A workaround I found is running docker-compose down && docker-compose up -d, since docker-compose down will sent a stop event which will make the "old" module to stop (you will need to wait a little bit for the cleanup since it does not happen immediately).

I'm not sure if this is a problem on our end or it is an issue with compose, I will need to investigate it more! Let me know what you think.

MichaelM · May 14, 2020, 11:55am

Hi @ChrsMark,

great - your suggested workaround seems to work. Lots of thanks for that!

The good thing about just calling docker-compose up without down before was that the service was simply upgraded if needed, and it could run without interruption if there was no change in between deployments.

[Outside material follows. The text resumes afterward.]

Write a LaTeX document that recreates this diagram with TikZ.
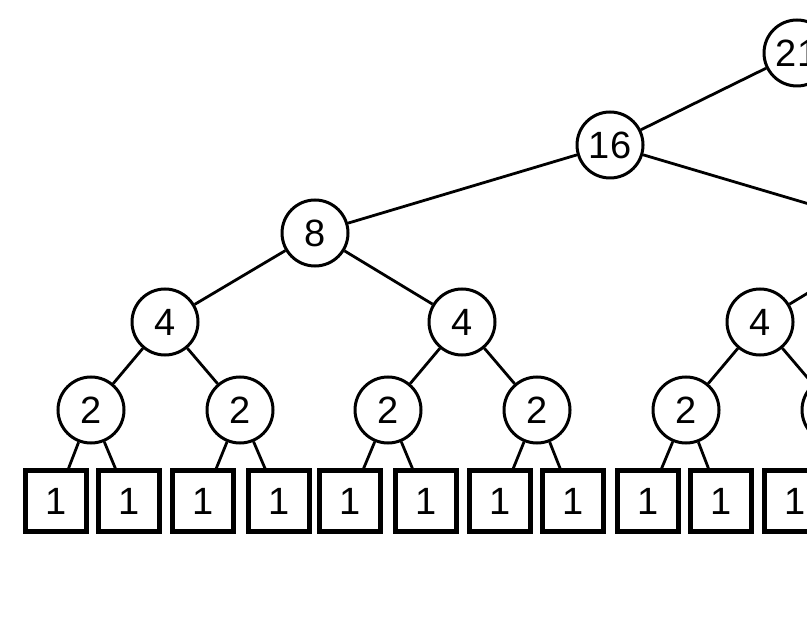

About the docker events you mentioned: I had a look at the metricbeat logs for both cases (docker-compose with and without down). They looked pretty similar with the following differences (highlighted):

docker-compose up only:

Got a new docker event: {kill [old id]...}
Got a new docker event: {die [old id]...}
Got a new docker event: {stop [old id]...}
Got a new docker event: {rename [old id]...}
Got a new docker event: {create [new id]...}
Got a new docker event: {start [new id]...}

docker-compose down && docker-compose up:

Got a new docker event: {kill [old id]...}
Got a new docker event: {die [old id]...}
Got a new docker event: {stop [old id]...}
Got a new docker event: {destroy [old id]...}
Got a new docker event: {start [new id]...}

So if metricbeat was able to react to kill, die, stop or rename events, this might probably solve the issue in the future.

Anyway, thanks again!

Regards,
Michael

ChrsMark · May 15, 2020, 9:26am

Awesome @MichaelM, thank you for sharing your input!
I finally found out that this is a race condition bug. I prepared a patch for this: https://github.com/elastic/beats/pull/18564

Thanks!

system · June 12, 2020, 9:26am

This topic was automatically closed 28 days after the last reply. New replies are no longer allowed.